So if the rated hours are about when 1:10 lamps fail in testing, how many hours are left in your use of the projector this season? Are you going to be around +1,000 hours of use? In other words over double the time you have already had the lamp in use?

As for exploding xenon lamps... I can attest to one exploded in the 10gal. explosion disposal can I left the lid off once. Yea, glass 15' away. Boy were my guys not happy with me in doing so. Cleaned up huge chunks of glass weeks later. A projector lamp doesn't have as much pressure or amount of glass. It's reflector and housing should be sufficient to contain any such blast if xenon as per above. Probably expensive to repair, but other than in being in say +1:100 range of lamps failing - and at this point not exploding, I would be mad if you removed the lamps due to hours other than rated.

But as others have related above, if there is dimished output, it's a valid reason for replacement. Pull the lamp, look at it's globe capsule. See a small cloud or some frosting.. output is dimished but probably not bad enough to replace. More than that, that cloud becomes like the coating on a flourescent lamp in wash and isn't really arc gap center pure for say video projection. Than it's more a debate about how clear you accept. By the way, clean lenses and not mentioned filters and fans while there in maintaing the fixture. Look for fog goo buildup to clean. Tough to clean a reflector lamp reflector, but a good Kem Wipe (hospital grade cleaning wipe) should be sufficient to help remove fog go or pyro dust off a reflector. Goo and dust collects heat and prevents light reflection.
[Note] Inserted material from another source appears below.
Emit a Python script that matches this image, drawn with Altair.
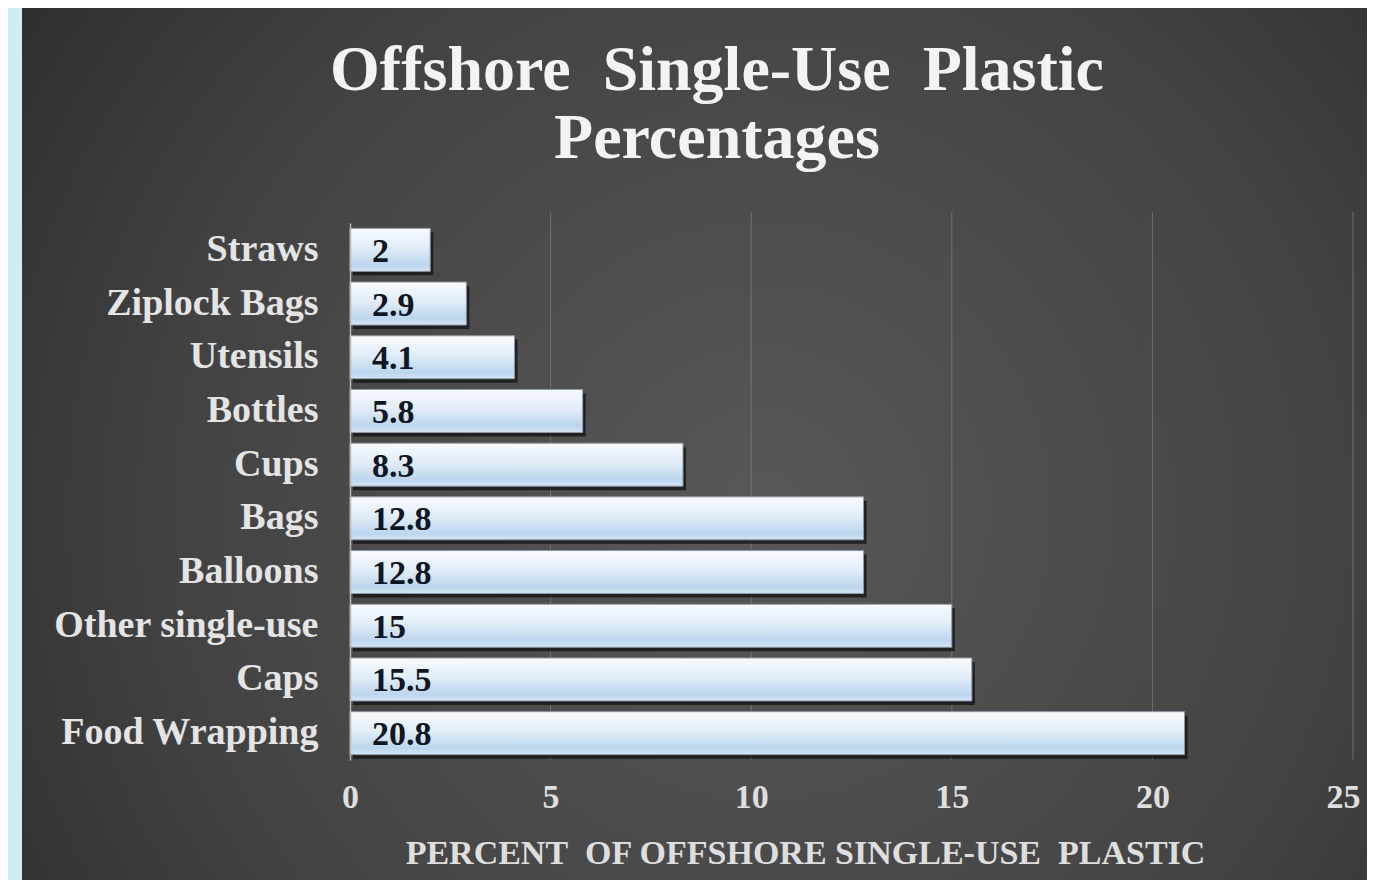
import altair as alt
import pandas as pd

# ---------------- data ----------------
categories = ["Straws", "Ziplock Bags", "Utensils", "Bottles", "Cups",
              "Bags", "Balloons", "Other single-use", "Caps", "Food Wrapping"]
values = [2, 2.9, 4.1, 5.8, 8.3, 12.8, 12.8, 15, 15.5, 20.8]
value_labels = ["2", "2.9", "4.1", "5.8", "8.3", "12.8", "12.8", "15", "15.5", "20.8"]
x_ticks = [0, 5, 10, 15, 20, 25]
grid_ticks = [5, 10, 15, 20, 25]

NB = "\u00a0"
title_line1 = f"Offshore{NB}{NB}Single-Use{NB}{NB}Plastic"
title_line2 = "Percentages"
x_title = f"PERCENT{NB}{NB}OF OFFSHORE SINGLE-USE{NB}{NB}PLASTIC"

df = pd.DataFrame({"category": categories, "value": values, "label": value_labels})
df["zero"] = 0
grid_df = pd.DataFrame({"tick": grid_ticks})
one = pd.DataFrame({"k": [0]})

# ---------------- layout ----------------
W, H = 1003, 537
PAD = {"left": 342, "top": 215, "right": 14, "bottom": 120}
FONT = "Liberation Serif"
LIGHT = "#dedede"

x_axis = alt.Axis(values=x_ticks, grid=False, domain=False, ticks=False, tickSize=0,
                  labelFont=FONT, labelFontWeight="bold", labelFontSize=34,
                  labelColor=LIGHT, labelPadding=20, labelFlush=False,
                  labelOffset=alt.expr("datum.value == 25 ? -10 : 0"),
                  title=x_title, titleFont=FONT, titleFontWeight="bold",
                  titleFontSize=34, titleColor=LIGHT, titleX=455, titleY=103,
                  titleAlign="center", titleBaseline="alphabetic", zindex=1)
y_axis = alt.Axis(title=None, domain=True, domainColor="#b8b8b8", domainWidth=1.5,
                  ticks=False, tickSize=0, grid=False,
                  labelFont=FONT, labelFontWeight="bold", labelFontSize=38,
                  labelColor="#e4e4e4", labelPadding=32, labelLimit=400, zindex=1)

x_scale = alt.Scale(domain=[0, 25], nice=False)
y_scale = alt.Scale(paddingInner=0.2, paddingOuter=0.1)

def X(field):
    return alt.X(f"{field}:Q", scale=x_scale, axis=x_axis, title=x_title)

Y = alt.Y("category:N", sort=categories, scale=y_scale, axis=y_axis)

panel_fill = alt.RadialGradient(
    gradient="radial", x1=0.55, y1=0.55, r1=0, x2=0.55, y2=0.55, r2=0.78,
    stops=[alt.GradientStop(offset=0, color="#585858"),
           alt.GradientStop(offset=0.55, color="#434343"),
           alt.GradientStop(offset=1, color="#252525")])

bar_fill = alt.LinearGradient(
    gradient="linear", x1=0, y1=0, x2=0, y2=1,
    stops=[alt.GradientStop(offset=0, color="#f8fbfe"),
           alt.GradientStop(offset=0.45, color="#e2edf8"),
           alt.GradientStop(offset=0.85, color="#bcd6ef"),
           alt.GradientStop(offset=1, color="#d6e5f4")])

panel = alt.Chart(one).mark_rect(fill=panel_fill).encode(
    x=alt.value(-328), x2=alt.value(W + PAD["right"]),
    y=alt.value(-PAD["top"]), y2=alt.value(H + PAD["bottom"]))

grid = alt.Chart(grid_df).mark_rule(color="#808080", strokeWidth=1, opacity=0.7).encode(
    x=X("tick"), y=alt.value(-11), y2=alt.value(H))

shadow = alt.Chart(df).mark_bar(color="#121212", opacity=0.75, xOffset=3, yOffset=4).encode(
    x=X("value"), y=Y)

bars = alt.Chart(df).mark_bar(fill=bar_fill, stroke="#8e9aa8", strokeWidth=1).encode(
    x=X("value"), y=Y)

labels = alt.Chart(df).mark_text(
    align="left", baseline="middle", dx=22, dy=2, font=FONT, fontWeight="bold",
    fontSize=34, color="#0f1724").encode(
    x=X("zero"), y=Y, text="label:N")

title1 = alt.Chart(one).mark_text(
    text=title_line1, align="center", baseline="alphabetic", font=FONT,
    fontWeight="bold", fontSize=64, color="#f3f3f3").encode(
    x=alt.value(367), y=alt.value(-133))

title2 = alt.Chart(one).mark_text(
    text=title_line2, align="center", baseline="alphabetic", font=FONT,
    fontWeight="bold", fontSize=64, color="#f3f3f3").encode(
    x=alt.value(367), y=alt.value(-65))

chart = alt.layer(panel, grid, shadow, bars, labels, title1, title2).properties(
    width=W, height=H, padding=PAD,
    autosize=alt.AutoSizeParams(type="none"),
    background="#d1ecf2",
).configure_view(stroke=None)

chart.save("out.html", embed_options={"renderer": "svg", "actions": False})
Many details.

750 hours and wondering if rated for 2,000 hours if you should replace the lamps.... give a good cleaning.


----------



## mikefellh (Mar 23, 2019)

I just started reading the procedure for my projector to see if it's easy to do, and I found the following warning:

"If you continue to use the lamp after the replacement period has passed, the possibility that the lamp may explode increases. When the lamp replacement message appears, replace the lamp with a new one as soon as possible, even if it is still working"


----------



## ruinexplorer (Mar 23, 2019)

Always good advice.


----------



## Jay Ashworth (Mar 25, 2019)

In fact, we're going to change out ours this week.

The current incident reading on the uncalibrated app on my phone was 10-11 lux at the back wall of the stage, with full white on the screen, and everything else off.

Without zooming, I'll be able to compare that to what we get with the replacement, even though it's uncalibrated.


----------